Anything that is destruction is of the enemy. Therefore, the hardships I endure and you endure, they are not of God. We need not question Him and ask "Why did you do this to me." For He did not.
However, He can carry us through. Adversity will come. It will come from within the family, within the church, from the world. God is not CAUSING the pain to come upon us. His tears fall when we are in pain. He wants to heal, and He CAN heal...but He will begin by healing YOU, in your soul.
So let's not shake our hand at God and say, "How can you do this to me?" Let's see the source of all things destructive, or that kill, or that destroy as coming from the thief, and his entire reason for existing is to steal our JOY.

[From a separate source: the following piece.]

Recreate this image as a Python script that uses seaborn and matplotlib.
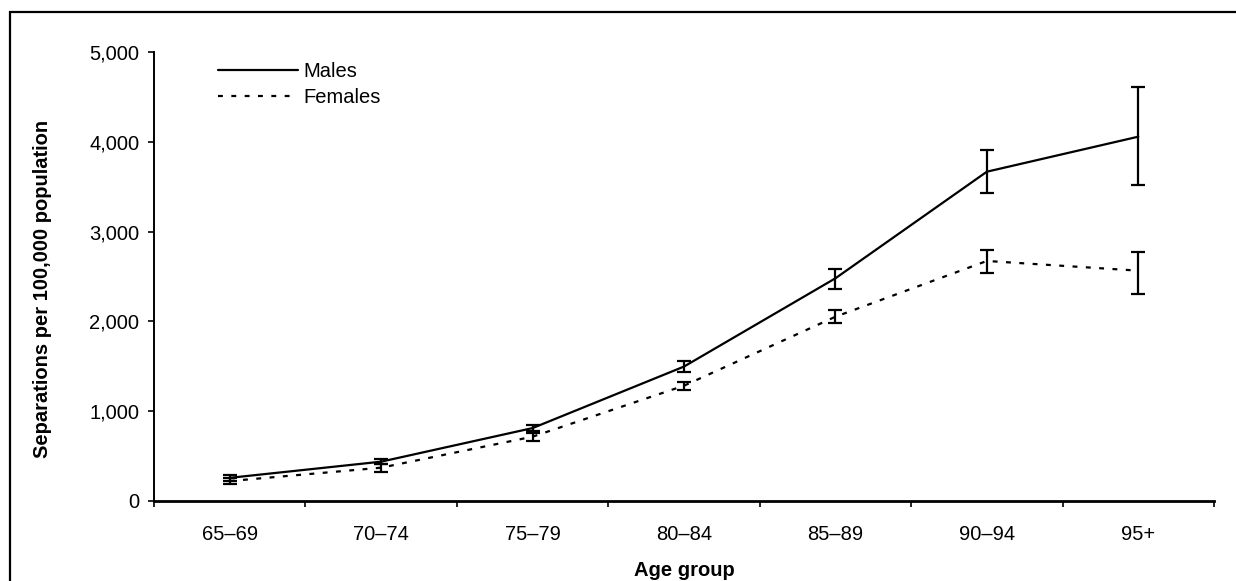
import matplotlib
matplotlib.use("Agg")
import matplotlib.pyplot as plt
from matplotlib.patches import Rectangle
import seaborn as sns
import pandas as pd
import numpy as np

age_groups = ["65\u201369", "70\u201374", "75\u201379", "80\u201384", "85\u201389", "90\u201394", "95+"]
males = [258, 438, 812, 1497, 2480, 3667, 4057]
males_lo = [228, 412, 775, 1440, 2364, 3427, 3516]
males_hi = [288, 464, 850, 1558, 2580, 3909, 4614]
females = [222, 371, 716, 1284, 2052, 2673, 2565]
females_lo = [185, 326, 670, 1240, 1979, 2542, 2302]
females_hi = [258, 410, 755, 1322, 2127, 2795, 2776]
yticks = [0, 1000, 2000, 3000, 4000, 5000]

sns.set_theme(style="white")
plt.rcParams['font.family'] = ['Liberation Sans', 'DejaVu Sans']
plt.rcParams['text.color'] = 'black'

pos = np.arange(len(age_groups))
df = pd.DataFrame({
    "pos": np.concatenate([pos, pos]),
    "rate": males + females,
    "sex": ["Males"] * len(pos) + ["Females"] * len(pos),
})

fig = plt.figure(figsize=(12.36, 5.81), dpi=100)
ax = fig.add_axes([154 / 1236, 1 - 501 / 581, 1060 / 1236, 449 / 581])

sns.lineplot(data=df, x="pos", y="rate", style="sex", style_order=["Males", "Females"],
             dashes={"Males": "", "Females": (2.2, 3.8)}, color="black", lw=1.6,
             ax=ax, legend=True)

for vals, lo, hi in [(males, males_lo, males_hi), (females, females_lo, females_hi)]:
    v = np.array(vals)
    err = np.vstack([v - np.array(lo), np.array(hi) - v])
    ax.errorbar(pos, v, yerr=err, fmt="none", ecolor="black", elinewidth=1.6,
                capsize=5, capthick=1.6)

ax.set_xlim(-0.5, len(age_groups) - 0.5)
ax.set_ylim(0, 5000)
ax.set_yticks(yticks)
ax.set_yticklabels([f"{t:,}" for t in yticks])
ax.set_xticks(np.arange(-0.5, len(age_groups), 1.0))
ax.set_xticklabels([])
ax.set_xticks(pos, minor=True)
ax.set_xticklabels(age_groups, minor=True)
ax.tick_params(axis="x", which="major", direction="out", length=4.5, width=1.2, color="black")
ax.tick_params(axis="x", which="minor", length=0, pad=17, labelsize=14.5, labelcolor="black")
ax.tick_params(axis="y", direction="out", length=4.5, width=1.2, color="black", pad=6,
               labelsize=14.5, labelcolor="black", left=True)
ax.tick_params(axis="x", bottom=True, which="both")

for s in ["top", "right"]:
    ax.spines[s].set_visible(False)
for s in ["left", "bottom"]:
    ax.spines[s].set_color("black")
    ax.spines[s].set_linewidth(1.4)
ax.spines["bottom"].set_linewidth(2)

ax.set_xlabel("Age group", fontsize=14.5, fontweight="bold", color="black")
ax.set_ylabel("Separations per 100,000 population", fontsize=14.5, fontweight="bold", color="black")
ax.yaxis.set_label_coords(-0.096, 0.473)
ax.xaxis.set_label_coords(0.5, -0.133)

handles, labels = ax.get_legend_handles_labels()
leg = ax.legend(handles, labels, loc="upper left", bbox_to_anchor=(0.06, 0.978), frameon=False,
                fontsize=14.5, handlelength=4.0, handletextpad=0.25, labelspacing=0.35,
                borderpad=0, borderaxespad=0, labelcolor="black")

fig.add_artist(Rectangle((10 / 1236, -0.1), 1.2, 1.1 - 12 / 581, transform=fig.transFigure,
                         fill=False, edgecolor="black", linewidth=1.6))

fig.savefig("out.png", dpi=100, facecolor="white")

Keep your joy in Christ. If you have Him within you, you will persevere through this adversity and you will do all you can to heal. Because that is the character of God, and if He is within you, that is what you will do. Persevere, as your Savior did. You will give until there is nothing left to give, laying down your life to let God shine through. So others will say, "How did she come through that? How did he forgive that person? How did that person overcome that habit?" The whole reason for our life is to take this adversity and to follow the Lord--so that others can see His miracles.
Miracles come through YOU allowing God to work through you. Through you not denying what you know the scriptures say you should do. The world says one thing, but God's word is always true.
Believe me, I know how hard it is to do what I am suggesting. But I have had to learn not to believe the lies of the deceiver. Do I falter? Yes. Have I had to do difficult things? Yes. I have had to do things to protect that I never wanted to do. That tore at my soul. But when asked to provide the truth, I had to provide the truth. I asked the Lord, "Please take this cup...please..." I groveled and begged at the foot of the cross. But God said, "I did not bring this, but you must do the loving thing, and you must do the hard things."
And in the end, I must love. Because my Savior first loved me. I must not deal in destruction, even if it looks pretty and comes in a pretty package, or if it is the easier thing, or costs me all I have. And I cannot blame God. I must place the blame where it BELONGS--with the thief.
"If you do well, will not your countenance be lifted up? And if you do not do well, sin is crouching at the door; and its desire is for you, but you must master it." Gen 4:7.